Time-resolved and Superradiantly Amplified Unruh Effect
Akhil Deswal, Navdeep Arya, Kinjalk Lochan, Sandeep K. Goyal
TL;DR
The paper tackles the challenge of observing the Unruh effect by rendering it time‑resolved and highly amplified through superradiance in a cavity‑enhanced, accelerated atomic ensemble. The authors develop a Lindblad master equation for a Rindler array coupled to a lossy planar cavity and compute the acceleration‑dependent, field‑mediated couplings $\gamma_{ij}$, $\Omega_{ij}$, and higher‑order cooperative effects under a controlled approximations. They identify conditions under which the acceleration‑induced, non‑resonant spectral broadening yields a large noninertial contribution $\tilde{\gamma}(\alpha)$ that dominates the inertial rate $\gamma_0$ (i.e., $\gamma_a/\gamma_0 \gg 1$ and $\mu_a/\mu_0 \approx 1$), enabling an early, temporally separated superradiant burst seeded by the Unruh fluctuations.
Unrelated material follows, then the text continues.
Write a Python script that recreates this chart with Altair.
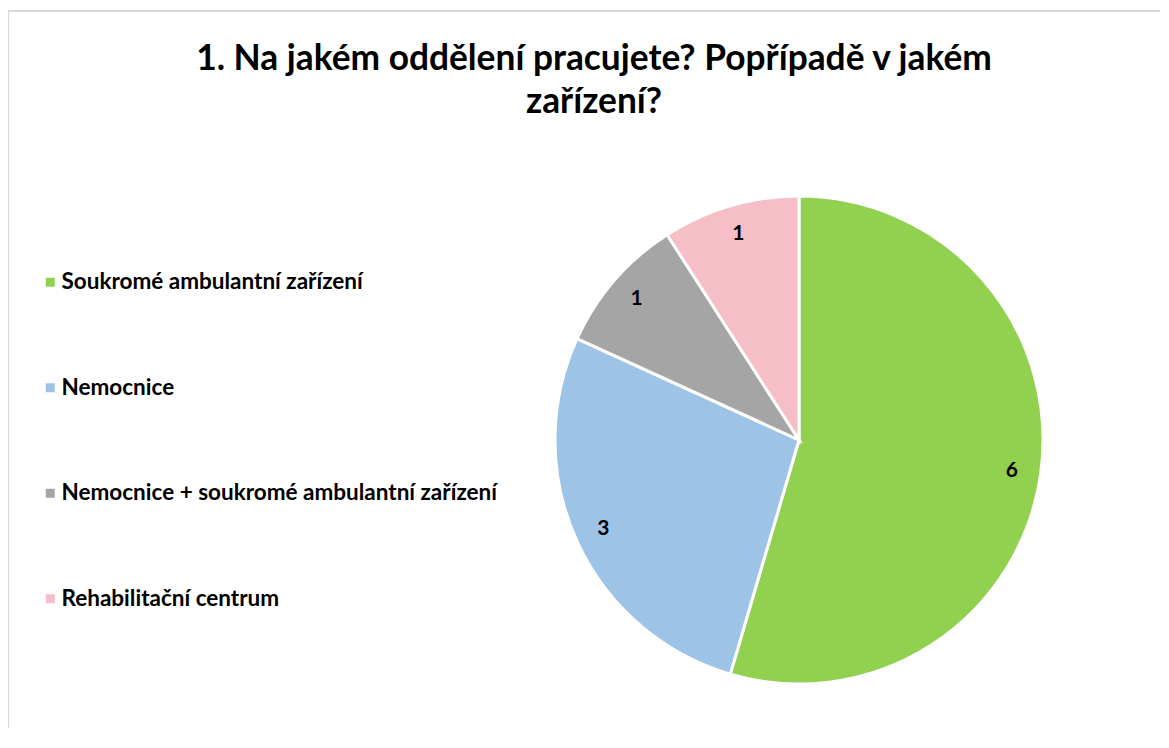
import altair as alt
import pandas as pd

categories = ["Soukromé ambulantní zařízení", "Nemocnice",
              "Nemocnice + soukromé ambulantní zařízení", "Rehabilitační centrum"]
values = [6, 3, 1, 1]
colors = ["#92d050", "#9dc3e6", "#a5a5a5", "#f6bec6"]
title_lines = ["1. Na jakém oddělení pracujete? Popřípadě v jakém", "zařízení?"]

df = pd.DataFrame({"cat": categories, "val": values, "ord": list(range(len(categories)))})

FONT = "Lato"
CX, CY, R = 791, 432, 244

color = alt.Color("cat:N", scale=alt.Scale(domain=categories, range=colors),
                  legend=alt.Legend(title=None, orient="none", legendX=31, legendY=263,
                                    symbolType="square", symbolSize=81, symbolStrokeWidth=0,
                                    labelFont=FONT, labelFontSize=22.5, labelFontWeight="bold",
                                    labelColor="#000000", labelOffset=0, rowPadding=82.5,
                                    labelLimit=700))

base = alt.Chart(df).encode(
    theta=alt.Theta("val:Q", stack=True),
    order=alt.Order("ord:Q"),
)

pie = base.mark_arc(outerRadius=R, stroke="white", strokeWidth=3).encode(
    color=color, x=alt.value(CX), y=alt.value(CY))

labels = base.mark_text(radius=215, font=FONT, fontSize=21, fontWeight="bold",
                        color="#000000").encode(
    text="val:Q", x=alt.value(CX), y=alt.value(CY))

bc = "#d9d9d9"
top = alt.Chart(df).mark_rule(color=bc, strokeWidth=2).encode(
    x=alt.value(-1), x2=alt.value(1160), y=alt.value(3))
left = alt.Chart(df).mark_rule(color=bc, strokeWidth=2).encode(
    x=alt.value(0), y=alt.value(3), y2=alt.value(740))

chart = alt.layer(top, left, pie, labels).properties(
    width=1152, height=720,
    autosize=alt.AutoSizeParams(type="none"),
    padding=0,
    title=alt.TitleParams(text=title_lines, anchor="middle", frame="group",
                          font=FONT, fontSize=35.3, fontWeight="bold", color="#000000",
                          lineHeight=43, baseline="top", offset=0, dy=112, dx=10),
).configure_view(stroke=None)

chart.save("out.html", embed_options={"renderer": "svg", "actions": False})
The work further discusses the practical trade‑offs with cavity quality factor, atom spacing, and dephasing, proposes concrete implementations (notably NV centers in high‑Q microwave cavities and analog quantum systems), and argues that time‑resolved, cooperative emission provides a robust route toward detecting the Unruh effect in the laboratory.
Abstract
We identify low-acceleration conditions under which the Unruh effect manifests as an early superradiant burst in a collection of excited atoms. The resulting amplified Unruh signal is resolved from the inertial signal both in time and intensity. We demonstrate theoretically that these conditions are realized inside a sub-resonant cavity that highly suppresses the response of an inertial atom, while allowing significant response from an accelerated atom as, owing to the acceleration-induced spectral broadening, it can still couple to the available field modes. The setup thus selectively amplifies the modified field fluctuations underlying the Unruh effect into an early superradiant burst. In comparison, the field fluctuations perceived inertially would cause a superradiant burst much later. In this way, we simultaneously address the extreme acceleration requirement, the weak Unruh signal, and the dominance of the inertial signal, all within a single experimental arrangement.